-- BEGIN --
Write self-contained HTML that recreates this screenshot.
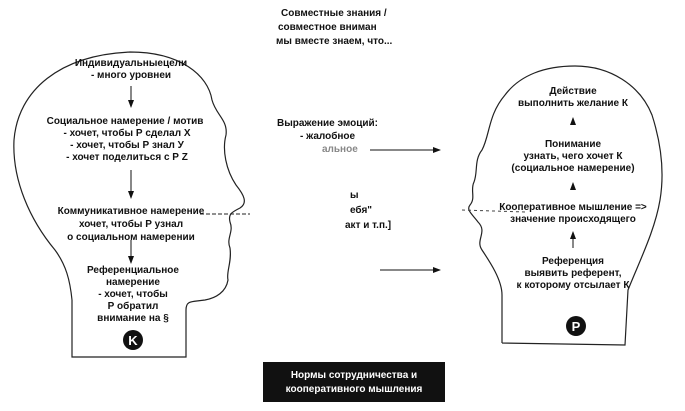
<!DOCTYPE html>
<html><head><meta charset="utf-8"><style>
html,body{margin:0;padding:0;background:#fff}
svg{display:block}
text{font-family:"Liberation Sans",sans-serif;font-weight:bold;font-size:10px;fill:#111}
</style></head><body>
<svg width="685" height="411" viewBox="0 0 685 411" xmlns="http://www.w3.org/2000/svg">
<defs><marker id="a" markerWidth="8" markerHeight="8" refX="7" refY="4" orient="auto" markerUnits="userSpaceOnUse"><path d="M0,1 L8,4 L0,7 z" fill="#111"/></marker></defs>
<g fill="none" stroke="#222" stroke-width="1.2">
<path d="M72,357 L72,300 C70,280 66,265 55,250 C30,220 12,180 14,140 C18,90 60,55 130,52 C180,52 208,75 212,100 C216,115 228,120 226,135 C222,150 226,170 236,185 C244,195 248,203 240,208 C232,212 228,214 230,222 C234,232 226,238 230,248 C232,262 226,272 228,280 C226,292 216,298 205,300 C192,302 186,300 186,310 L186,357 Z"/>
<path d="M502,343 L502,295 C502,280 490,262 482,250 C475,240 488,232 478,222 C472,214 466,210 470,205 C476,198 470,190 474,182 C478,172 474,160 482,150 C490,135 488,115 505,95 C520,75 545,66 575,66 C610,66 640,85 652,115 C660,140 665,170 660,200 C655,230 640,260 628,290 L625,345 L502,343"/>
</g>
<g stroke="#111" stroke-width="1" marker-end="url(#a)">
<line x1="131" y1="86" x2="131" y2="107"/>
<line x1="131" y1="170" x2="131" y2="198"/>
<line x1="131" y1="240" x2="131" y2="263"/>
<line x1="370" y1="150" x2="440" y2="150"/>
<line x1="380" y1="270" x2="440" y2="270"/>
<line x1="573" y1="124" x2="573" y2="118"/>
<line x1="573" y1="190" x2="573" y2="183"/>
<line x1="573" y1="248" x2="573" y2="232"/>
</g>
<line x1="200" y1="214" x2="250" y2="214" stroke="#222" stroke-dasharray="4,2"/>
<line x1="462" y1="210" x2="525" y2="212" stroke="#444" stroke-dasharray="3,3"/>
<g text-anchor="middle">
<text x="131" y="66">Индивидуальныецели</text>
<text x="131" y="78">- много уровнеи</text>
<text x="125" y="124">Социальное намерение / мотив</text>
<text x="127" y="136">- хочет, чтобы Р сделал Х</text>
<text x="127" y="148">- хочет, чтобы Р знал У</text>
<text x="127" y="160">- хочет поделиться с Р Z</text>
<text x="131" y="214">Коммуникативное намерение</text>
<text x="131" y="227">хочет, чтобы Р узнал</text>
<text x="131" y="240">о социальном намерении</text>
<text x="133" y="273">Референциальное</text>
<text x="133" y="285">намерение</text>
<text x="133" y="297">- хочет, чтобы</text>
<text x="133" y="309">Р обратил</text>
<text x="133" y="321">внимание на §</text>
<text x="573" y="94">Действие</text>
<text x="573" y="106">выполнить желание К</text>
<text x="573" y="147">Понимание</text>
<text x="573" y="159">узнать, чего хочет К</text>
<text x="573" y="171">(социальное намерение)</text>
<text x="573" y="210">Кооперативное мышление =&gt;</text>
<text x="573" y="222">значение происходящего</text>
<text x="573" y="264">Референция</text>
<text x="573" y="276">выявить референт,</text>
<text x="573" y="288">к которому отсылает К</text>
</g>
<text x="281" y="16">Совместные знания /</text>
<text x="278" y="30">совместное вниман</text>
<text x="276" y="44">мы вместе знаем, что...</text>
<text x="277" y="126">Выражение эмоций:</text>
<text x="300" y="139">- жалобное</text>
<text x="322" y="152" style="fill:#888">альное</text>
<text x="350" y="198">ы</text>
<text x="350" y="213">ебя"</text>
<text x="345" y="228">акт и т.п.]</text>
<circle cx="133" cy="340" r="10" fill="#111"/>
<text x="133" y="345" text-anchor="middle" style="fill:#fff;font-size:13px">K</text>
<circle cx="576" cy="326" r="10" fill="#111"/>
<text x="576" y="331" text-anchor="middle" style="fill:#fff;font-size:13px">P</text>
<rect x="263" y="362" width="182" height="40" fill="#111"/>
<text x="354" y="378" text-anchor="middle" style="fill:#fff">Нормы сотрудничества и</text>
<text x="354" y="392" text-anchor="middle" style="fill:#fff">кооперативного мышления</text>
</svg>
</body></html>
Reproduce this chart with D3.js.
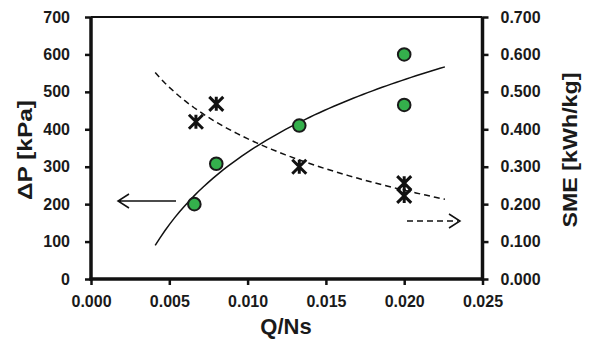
-- END --
#### Given problem
Reproduce all of the material exactly, apart from the pictures.

#### Worked solution
Write self-contained HTML that recreates this screenshot.
<!DOCTYPE html>
<html><head><meta charset="utf-8"><style>
html,body{margin:0;padding:0;background:#fff}
svg{display:block}
text{font-family:"Liberation Sans",sans-serif;font-weight:bold;font-size:10px;fill:#111}
</style></head><body>
<svg width="685" height="411" viewBox="0 0 685 411" xmlns="http://www.w3.org/2000/svg">
<defs><marker id="a" markerWidth="8" markerHeight="8" refX="7" refY="4" orient="auto" markerUnits="userSpaceOnUse"><path d="M0,1 L8,4 L0,7 z" fill="#111"/></marker></defs>
<g fill="none" stroke="#222" stroke-width="1.2">
<path d="M72,357 L72,300 C70,280 66,265 55,250 C30,220 12,180 14,140 C18,90 60,55 130,52 C180,52 208,75 212,100 C216,115 228,120 226,135 C222,150 226,170 236,185 C244,195 248,203 240,208 C232,212 228,214 230,222 C234,232 226,238 230,248 C232,262 226,272 228,280 C226,292 216,298 205,300 C192,302 186,300 186,310 L186,357 Z"/>
<path d="M502,343 L502,295 C502,280 490,262 482,250 C475,240 488,232 478,222 C472,214 466,210 470,205 C476,198 470,190 474,182 C478,172 474,160 482,150 C490,135 488,115 505,95 C520,75 545,66 575,66 C610,66 640,85 652,115 C660,140 665,170 660,200 C655,230 640,260 628,290 L625,345 L502,343"/>
</g>
<g stroke="#111" stroke-width="1" marker-end="url(#a)">
<line x1="131" y1="86" x2="131" y2="107"/>
<line x1="131" y1="170" x2="131" y2="198"/>
<line x1="131" y1="240" x2="131" y2="263"/>
<line x1="370" y1="150" x2="440" y2="150"/>
<line x1="380" y1="270" x2="440" y2="270"/>
<line x1="573" y1="124" x2="573" y2="118"/>
<line x1="573" y1="190" x2="573" y2="183"/>
<line x1="573" y1="248" x2="573" y2="232"/>
</g>
<line x1="200" y1="214" x2="250" y2="214" stroke="#222" stroke-dasharray="4,2"/>
<line x1="462" y1="210" x2="525" y2="212" stroke="#444" stroke-dasharray="3,3"/>
<g text-anchor="middle">
<text x="131" y="66">Индивидуальныецели</text>
<text x="131" y="78">- много уровнеи</text>
<text x="125" y="124">Социальное намерение / мотив</text>
<text x="127" y="136">- хочет, чтобы Р сделал Х</text>
<text x="127" y="148">- хочет, чтобы Р знал У</text>
<text x="127" y="160">- хочет поделиться с Р Z</text>
<text x="131" y="214">Коммуникативное намерение</text>
<text x="131" y="227">хочет, чтобы Р узнал</text>
<text x="131" y="240">о социальном намерении</text>
<text x="133" y="273">Референциальное</text>
<text x="133" y="285">намерение</text>
<text x="133" y="297">- хочет, чтобы</text>
<text x="133" y="309">Р обратил</text>
<text x="133" y="321">внимание на §</text>
<text x="573" y="94">Действие</text>
<text x="573" y="106">выполнить желание К</text>
<text x="573" y="147">Понимание</text>
<text x="573" y="159">узнать, чего хочет К</text>
<text x="573" y="171">(социальное намерение)</text>
<text x="573" y="210">Кооперативное мышление =&gt;</text>
<text x="573" y="222">значение происходящего</text>
<text x="573" y="264">Референция</text>
<text x="573" y="276">выявить референт,</text>
<text x="573" y="288">к которому отсылает К</text>
</g>
<text x="281" y="16">Совместные знания /</text>
<text x="278" y="30">совместное вниман</text>
<text x="276" y="44">мы вместе знаем, что...</text>
<text x="277" y="126">Выражение эмоций:</text>
<text x="300" y="139">- жалобное</text>
<text x="322" y="152" style="fill:#888">альное</text>
<text x="350" y="198">ы</text>
<text x="350" y="213">ебя"</text>
<text x="345" y="228">акт и т.п.]</text>
<circle cx="133" cy="340" r="10" fill="#111"/>
<text x="133" y="345" text-anchor="middle" style="fill:#fff;font-size:13px">K</text>
<circle cx="576" cy="326" r="10" fill="#111"/>
<text x="576" y="331" text-anchor="middle" style="fill:#fff;font-size:13px">P</text>
<rect x="263" y="362" width="182" height="40" fill="#111"/>
<text x="354" y="378" text-anchor="middle" style="fill:#fff">Нормы сотрудничества и</text>
<text x="354" y="392" text-anchor="middle" style="fill:#fff">кооперативного мышления</text>
</svg>
</body></html>
Reproduce this chart with D3.js.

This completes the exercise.